Tetoooot (sekali lagi)
Mulut rasanya kebas. Dalam hati memaki sejadi-jadinya. Kenapa saya jadi tidak bersyukur dan mengharap lebih seperti ini? Huft! Sebenarnya bukan mengharap lebih. Hanya saja, saat Wana mengucapkan ingin menghadiahkan Al-Quran, yang terlintas di pikiran saya memanglah Al-Quran kecil yang enteng dibawa kemana-mana. Dasar pikiran!
Salah tingkah deh sayanya. Malu lebih tepatnya. 

Maafin aku ya wan.

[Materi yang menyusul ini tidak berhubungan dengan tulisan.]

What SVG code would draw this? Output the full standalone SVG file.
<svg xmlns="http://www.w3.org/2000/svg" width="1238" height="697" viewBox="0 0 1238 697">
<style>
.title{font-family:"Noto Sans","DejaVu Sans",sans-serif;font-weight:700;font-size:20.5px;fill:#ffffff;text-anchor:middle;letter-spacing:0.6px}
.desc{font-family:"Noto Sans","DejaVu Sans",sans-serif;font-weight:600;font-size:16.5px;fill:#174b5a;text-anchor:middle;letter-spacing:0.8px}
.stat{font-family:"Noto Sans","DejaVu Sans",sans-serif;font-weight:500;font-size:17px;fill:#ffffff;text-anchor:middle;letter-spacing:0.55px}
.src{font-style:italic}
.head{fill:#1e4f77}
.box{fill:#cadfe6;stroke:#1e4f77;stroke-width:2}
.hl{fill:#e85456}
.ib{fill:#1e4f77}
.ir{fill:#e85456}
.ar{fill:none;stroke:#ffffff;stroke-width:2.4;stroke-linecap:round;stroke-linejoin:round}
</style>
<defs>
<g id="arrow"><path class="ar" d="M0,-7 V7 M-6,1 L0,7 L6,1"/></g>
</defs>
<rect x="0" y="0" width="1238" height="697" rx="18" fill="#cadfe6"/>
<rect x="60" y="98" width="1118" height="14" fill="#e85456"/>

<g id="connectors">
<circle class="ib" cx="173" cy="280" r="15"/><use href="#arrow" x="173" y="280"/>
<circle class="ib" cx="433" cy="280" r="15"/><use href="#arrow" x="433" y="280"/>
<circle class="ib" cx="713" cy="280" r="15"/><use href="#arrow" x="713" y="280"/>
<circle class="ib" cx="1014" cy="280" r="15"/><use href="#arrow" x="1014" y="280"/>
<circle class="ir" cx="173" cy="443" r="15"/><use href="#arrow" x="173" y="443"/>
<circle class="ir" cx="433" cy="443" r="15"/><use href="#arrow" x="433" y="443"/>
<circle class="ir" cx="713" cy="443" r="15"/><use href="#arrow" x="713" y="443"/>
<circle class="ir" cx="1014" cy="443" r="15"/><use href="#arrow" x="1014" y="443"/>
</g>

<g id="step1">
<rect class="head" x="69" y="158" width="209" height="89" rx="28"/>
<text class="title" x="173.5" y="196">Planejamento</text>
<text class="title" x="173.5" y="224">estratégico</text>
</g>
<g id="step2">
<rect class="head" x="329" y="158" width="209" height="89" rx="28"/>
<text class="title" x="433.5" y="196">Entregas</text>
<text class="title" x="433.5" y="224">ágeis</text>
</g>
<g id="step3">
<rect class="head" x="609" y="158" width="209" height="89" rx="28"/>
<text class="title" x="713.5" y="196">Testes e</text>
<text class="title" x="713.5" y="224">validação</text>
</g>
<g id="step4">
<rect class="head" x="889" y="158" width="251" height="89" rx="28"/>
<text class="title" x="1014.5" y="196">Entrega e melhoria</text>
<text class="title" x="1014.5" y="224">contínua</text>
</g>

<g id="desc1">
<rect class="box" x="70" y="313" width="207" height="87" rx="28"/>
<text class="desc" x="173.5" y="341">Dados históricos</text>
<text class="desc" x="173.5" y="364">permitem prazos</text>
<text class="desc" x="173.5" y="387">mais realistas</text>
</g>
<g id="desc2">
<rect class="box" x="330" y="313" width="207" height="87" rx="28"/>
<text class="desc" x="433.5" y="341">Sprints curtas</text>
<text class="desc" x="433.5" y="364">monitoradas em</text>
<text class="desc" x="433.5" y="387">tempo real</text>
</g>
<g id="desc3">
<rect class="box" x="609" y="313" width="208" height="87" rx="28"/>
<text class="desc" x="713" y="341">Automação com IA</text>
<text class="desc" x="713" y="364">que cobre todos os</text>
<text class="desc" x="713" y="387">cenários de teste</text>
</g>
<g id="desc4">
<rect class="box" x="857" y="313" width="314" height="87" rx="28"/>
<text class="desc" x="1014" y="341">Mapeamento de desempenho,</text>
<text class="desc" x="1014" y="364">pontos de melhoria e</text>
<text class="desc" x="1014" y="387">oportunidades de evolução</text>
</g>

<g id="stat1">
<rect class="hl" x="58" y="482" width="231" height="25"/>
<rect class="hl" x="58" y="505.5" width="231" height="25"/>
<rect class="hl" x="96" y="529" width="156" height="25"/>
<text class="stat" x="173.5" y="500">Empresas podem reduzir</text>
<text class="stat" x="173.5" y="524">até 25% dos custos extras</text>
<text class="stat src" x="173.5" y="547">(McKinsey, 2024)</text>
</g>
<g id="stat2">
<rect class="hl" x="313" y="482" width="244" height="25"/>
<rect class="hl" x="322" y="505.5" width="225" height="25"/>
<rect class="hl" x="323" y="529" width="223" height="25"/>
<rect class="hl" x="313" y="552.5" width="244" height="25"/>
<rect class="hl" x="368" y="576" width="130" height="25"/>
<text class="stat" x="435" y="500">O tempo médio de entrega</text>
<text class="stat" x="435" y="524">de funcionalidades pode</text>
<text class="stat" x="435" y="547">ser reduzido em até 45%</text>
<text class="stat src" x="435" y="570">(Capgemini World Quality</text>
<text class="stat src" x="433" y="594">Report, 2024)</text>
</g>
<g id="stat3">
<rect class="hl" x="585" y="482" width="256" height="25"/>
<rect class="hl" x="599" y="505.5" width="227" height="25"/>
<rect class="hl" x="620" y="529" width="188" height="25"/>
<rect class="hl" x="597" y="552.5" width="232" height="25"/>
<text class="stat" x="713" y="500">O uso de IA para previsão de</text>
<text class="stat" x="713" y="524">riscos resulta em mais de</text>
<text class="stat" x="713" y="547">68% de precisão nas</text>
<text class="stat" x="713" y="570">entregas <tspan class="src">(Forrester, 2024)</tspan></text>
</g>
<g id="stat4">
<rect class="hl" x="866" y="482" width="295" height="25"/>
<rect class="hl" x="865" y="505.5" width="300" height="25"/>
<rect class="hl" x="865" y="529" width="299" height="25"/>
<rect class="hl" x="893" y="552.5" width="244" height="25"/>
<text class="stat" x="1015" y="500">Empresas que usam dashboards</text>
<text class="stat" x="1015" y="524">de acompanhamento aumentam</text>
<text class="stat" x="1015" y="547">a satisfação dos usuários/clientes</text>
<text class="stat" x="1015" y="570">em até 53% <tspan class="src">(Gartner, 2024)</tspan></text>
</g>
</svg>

Tapi Insya allah hadiah Al-Quran qe gak akan nganggur di rumah aku. Dua-duanya akan aku gunakan. Yang besar untuk tilawah, yang kecil untuk muraja’ah. Semoga bisa istiqamah.

Kemarin Wana berangkat umroh. Setibanya di bandara Kuala Lumpur, kami masih bisa berkomunikasi lewat chat FB, sembari menanti keberangkatan menuju Jeddah. Sekarang sampai sepuluh hari ke depan, buat Wana dan Jannah, saudara Wana, semoga umrohnya berkah ya. 

Mendengar kabar Wana akan umroh, senang bukan kepalang. Sahabat saya akan umroh, sama menyenangkannya dengan berita sahabat yang akan segera mengakhiri masa lajang. Kalau istilah kekiniannya jomblo. Semoga nanti sahabat kalian yang satu ini juga bisa segera mengakhiri masa jomblonya. Aamiiin..hehe *Aamiinkan ya, tolong aamiinkan. 

Sebenarnya sudah lama ada niatan untuk menghadiahkan Al-Quran kecil. Tapi setibanya di toko buku, melihat tumpukan buku, saya jadi lupa dengan tujuan saya. Hingga akhirnya saya mendapat hadiah Al-Quran dari Wana. Berharapnya dapat Al-Quran kecil, eh saya malah dapat dua-duanya, kecil dan besar. Masya Allah. 

Antara malu, sedih, dan senang bercampur dalam three in one. 

Malu lantaran keceplosan. Bilangnya sudah lama ingin punya Al-Quran kecil, padahal Wana berniat menghadiahkan Al-Quran besar. Huft mulut!
Sedih, sebab kok ya yang saya ingat duniawi saja. Melihat tumpukan buku saya jadi lupa dengan tujuan awal. Lupa melihat-lihat rak yang tersedia Al-Qurannya. Susahnya mengendalikan nafsu.
Senang karena ini hadiah. Insya Allah lebih berkesan. Semoga berkah dan pahala bertambah-tambah dengan membaca dan mentadaburi. Syukur-syukur hafalan juga ikut berbenah.